1 Bayerische Akademie für Naturschutz und Landschaftspflege (ANL)
MÜLLER Im ersten Moment erscheint der Naturschutz mit der Kettensäge widersprüchlich. Tatsächlich ist es aber so, dass die Natur viele Ereignisse im Wald produziert, bei denen ein Baum verletzt wird: Ein Ast bricht ab, der Blitz schlägt ein, der Sturm wirft einen Baum um. All diese Störereignisse fördern die Vielfalt. So kann beispielsweise eine Wunde am Baum entstehen, in die Pilze eindringen und deshalb dann später seltene Käfer. Viele dieser Störereignisse kann man mit Maschinen nachahmen. Den Arten ist es letztlich egal, ob das ein menschlicher Eingriff war oder der Blitz. Das können wir uns zu Nutze machen und unsere strukturarmen Wäldern mittleren Alters anreichern. Sei es durch die Schaffung von Totholz, das Entlichten von Baumkronen oder vieles mehr.

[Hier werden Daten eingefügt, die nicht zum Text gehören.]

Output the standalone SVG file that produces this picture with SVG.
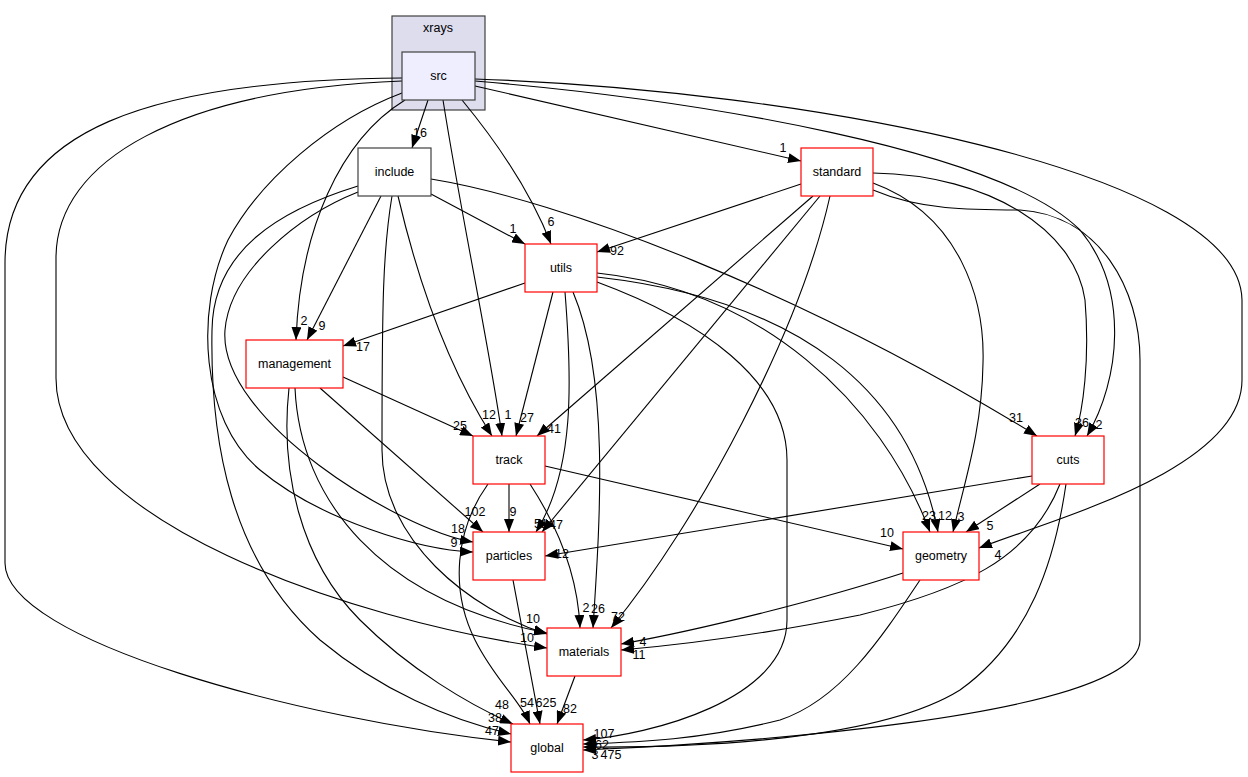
<svg xmlns="http://www.w3.org/2000/svg" width="1248" height="777" viewBox="0 0 1248 777">
<style>
text{font-family:"Liberation Sans",Arial,sans-serif;fill:#000}
.nl{font-size:12.5px;text-anchor:middle}
.el{font-size:12.5px;text-anchor:middle}
.rn{fill:#fff;stroke:#ff0000;stroke-width:1.2}
.e path{fill:none;stroke:#000;stroke-width:1.1;marker-end:url(#ah)}
</style>
<defs>
<marker id="ah" viewBox="0 0 13 10" refX="13" refY="5" markerWidth="13" markerHeight="10" orient="auto" markerUnits="userSpaceOnUse"><path d="M0,0 L13,5 L0,10 z" fill="#000"/></marker>
</defs>
<rect width="1248" height="777" fill="#fff"/>
<g id="cluster_xrays">
<rect x="392" y="16" width="93" height="94" fill="#ddddee" stroke="#404040" stroke-width="1.2"/>
<text class="nl" x="438" y="32">xrays</text>
</g>
<g id="connectors" class="e">
<path d="M428,100 L412,148"/>
<path d="M475,86 L801,161"/>
<path d="M462,100 C495,140 530,190 551,244"/>
<path d="M443,100 C462,220 490,350 502,436"/>
<path d="M405,100 C340,140 300,230 296,340"/>
<path d="M402,93 C330,120 260,180 228,240 C195,310 200,420 260,470 C320,520 420,550 473,552"/>
<path d="M402,81 C180,90 56,160 56,258 L56,378 C56,520 350,620 547,648"/>
<path d="M402,78 C150,80 5,130 5,263 L5,563 C5,640 300,720 511,742"/>
<path d="M475,81 C700,100 1000,150 1080,230 C1130,290 1120,380 1087,436"/>
<path d="M475,79 C800,90 1240,170 1242,300 L1242,380 C1242,470 1050,520 979,548"/>
<path d="M431,194 L525,244"/>
<path d="M381,196 L307,340"/>
<path d="M398,196 C420,290 450,370 492,436"/>
<path d="M358,192 C300,215 230,270 225,330 C218,420 400,530 473,542"/>
<path d="M358,186 C280,210 213,250 212,330 C210,440 230,560 320,640 C380,690 450,720 511,734"/>
<path d="M392,196 C383,250 382,300 382,450 C382,540 470,610 547,634"/>
<path d="M431,179 C560,200 800,290 1037,436"/>
<path d="M343,377 L473,436"/>
<path d="M320,388 L483,532"/>
<path d="M289,388 C280,470 300,560 360,620 C410,670 470,705 513,724"/>
<path d="M295,388 C300,500 380,600 547,633"/>
<path d="M509,484 L509,532"/>
<path d="M545,466 L903,549"/>
<path d="M530,484 C560,530 578,580 580,628"/>
<path d="M488,484 C455,530 450,590 475,640 C495,680 520,700 530,724"/>
<path d="M525,283 L343,346"/>
<path d="M553,292 L516,436"/>
<path d="M565,292 C572,380 575,470 536,532"/>
<path d="M573,292 C610,380 600,520 593,628"/>
<path d="M597,273 C760,290 880,400 930,532"/>
<path d="M597,277 C800,300 910,390 938,532"/>
<path d="M597,282 C700,320 787,380 787,460 L787,620 C787,700 650,735 583,740"/>
<path d="M801,184 L597,252"/>
<path d="M813,196 L537,436"/>
<path d="M820,196 L542,532"/>
<path d="M830,196 C800,330 700,520 611,628"/>
<path d="M873,183 C960,215 985,300 983,363 C982,430 965,480 953,532"/>
<path d="M873,173 C990,175 1075,230 1085,300 C1090,360 1083,410 1075,436"/>
<path d="M873,190 C920,210 970,210 1020,210 C1100,215 1140,290 1140,360 L1140,640 C1140,720 700,745 583,750"/>
<path d="M1032,476 L545,556"/>
<path d="M1040,484 L966,532"/>
<path d="M1060,484 C1030,560 960,590 860,615 C760,635 680,645 621,650"/>
<path d="M1066,484 C1055,560 1030,640 960,690 C880,740 700,748 583,747"/>
<path d="M903,573 C820,600 700,630 621,644"/>
<path d="M920,580 C880,640 840,700 780,720 C700,740 640,742 583,744"/>
<path d="M513,580 L540,724"/>
<path d="M575,676 L557,724"/>
</g>
<g id="edge_labels">
<text class="el" x="420" y="137">16</text>
<text class="el" x="783" y="152">1</text>
<text class="el" x="551" y="226">6</text>
<text class="el" x="513" y="233">1</text>
<text class="el" x="617" y="255">92</text>
<text class="el" x="304" y="325">2</text>
<text class="el" x="322" y="330">9</text>
<text class="el" x="363" y="351">17</text>
<text class="el" x="460" y="430">25</text>
<text class="el" x="489" y="419">12</text>
<text class="el" x="508" y="419">1</text>
<text class="el" x="527" y="422">27</text>
<text class="el" x="554" y="433">41</text>
<text class="el" x="1016" y="422">31</text>
<text class="el" x="1082" y="427">36</text>
<text class="el" x="1099" y="429">2</text>
<text class="el" x="475" y="516">102</text>
<text class="el" x="513" y="516">9</text>
<text class="el" x="458" y="533">18</text>
<text class="el" x="454" y="547">9</text>
<text class="el" x="541" y="528">51</text>
<text class="el" x="556" y="529">47</text>
<text class="el" x="562" y="558">12</text>
<text class="el" x="887" y="537">10</text>
<text class="el" x="929" y="520">23</text>
<text class="el" x="945" y="520">12</text>
<text class="el" x="961" y="521">3</text>
<text class="el" x="990" y="530">5</text>
<text class="el" x="998" y="559">4</text>
<text class="el" x="533" y="623">10</text>
<text class="el" x="527" y="642">10</text>
<text class="el" x="586" y="612">2</text>
<text class="el" x="598" y="613">26</text>
<text class="el" x="618" y="621">72</text>
<text class="el" x="643" y="646">4</text>
<text class="el" x="639" y="659">11</text>
<text class="el" x="502" y="709">48</text>
<text class="el" x="495" y="722">38</text>
<text class="el" x="492" y="735">47</text>
<text class="el" x="527" y="707">54</text>
<text class="el" x="546" y="707">625</text>
<text class="el" x="570" y="713">82</text>
<text class="el" x="604" y="738">107</text>
<text class="el" x="602" y="749">62</text>
<text class="el" x="595" y="759">3</text>
<text class="el" x="611" y="759">475</text>
</g>
<g id="node_src">
<rect x="402" y="52" width="73" height="48" fill="#eeeeff" stroke="#404040" stroke-width="1.2"/>
<text class="nl" x="438.5" y="80">src</text>
</g>
<g id="node_include">
<rect x="358" y="148" width="73" height="48" fill="#fff" stroke="#404040" stroke-width="1.2"/>
<text class="nl" x="394.5" y="176">include</text>
</g>
<g id="node_standard">
<rect class="rn" x="801" y="148" width="72" height="48"/>
<text class="nl" x="837" y="176">standard</text>
</g>
<g id="node_utils">
<rect class="rn" x="525" y="244" width="72" height="48"/>
<text class="nl" x="561" y="272">utils</text>
</g>
<g id="node_management">
<rect class="rn" x="246" y="340" width="97" height="48"/>
<text class="nl" x="294.5" y="368">management</text>
</g>
<g id="node_track">
<rect class="rn" x="473" y="436" width="72" height="48"/>
<text class="nl" x="509" y="464">track</text>
</g>
<g id="node_cuts">
<rect class="rn" x="1032" y="436" width="72" height="48"/>
<text class="nl" x="1068" y="464">cuts</text>
</g>
<g id="node_particles">
<rect class="rn" x="473" y="532" width="72" height="48"/>
<text class="nl" x="509" y="560">particles</text>
</g>
<g id="node_geometry">
<rect class="rn" x="903" y="532" width="76" height="48"/>
<text class="nl" x="941" y="560">geometry</text>
</g>
<g id="node_materials">
<rect class="rn" x="547" y="628" width="74" height="48"/>
<text class="nl" x="584" y="656">materials</text>
</g>
<g id="node_global">
<rect class="rn" x="511" y="724" width="72" height="48"/>
<text class="nl" x="547" y="752">global</text>
</g>
</svg>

Kann man Ihre Erkenntnisse aus dem Wald und der Forstwirtschaft auf andere Bereiche übertragen? Wie ist es denn um die Biodiversität im kommunalen Umfeld bestellt?
MÜLLER Der Charme städtischer Grünanlagen liegt darin, dass sie keine ökonomische Produktionsfläche sind. Dort muss weder Raps noch Mais noch Fichtenholz produziert werden. Tatsächlich ist das eine Besonderheit, denn dadurch lastet auf den Bäumen oder auf den Gehölzpflanzen nicht der Druck der Holzproduktion. Deshalb finden sich heute zum Beispiel im Regensburger Stadtpark mehr Urwaldreliktarten-Käfer als in all unseren naturnah bewirtschafteten Wäldern drumherum. Einfach, weil die Bäume dort alt werden dürfen und regelmäßig gepflegt werden, damit sie sicher bleiben und keine Spaziergänger gefährdet werden. Wie gesagt, durch diese pflegenden Eingriffe können vielfältige Strukturen entstehen und solche Flächen zu einem anziehenden zweiten Lebensraum machen. In den Kommunen besteht oft ein hohes Interesse daran, dies zu fördern.
Kann ein urban geprägtes Umfeld denn einen natürlichen Lebensraum ersetzen?
MÜLLER Das Spannende ist, dass die Arten relativ hemmungslos sind. Sie sind strukturabhängig. Wo die Struktur ist und wie sie da hinkommt, ist ihnen letztendlich egal. Nehmen Sie den Wanderfalken als Beispiel, der in der Großstadt den Kirchturm als Ersatzstelzen nutzt. Das hat mit Natur nichts zu tun und ist ein unnatürlicher Lebensraum für ihn. Am Ende müssen wir aber doch froh sein, dass viele Arten lernen, unsere künstliche geschaffenen Objekte zu nutzen und mit uns zu leben, nachdem wir moderne Menschen so viele natürliche Lebensräume kaputt machen.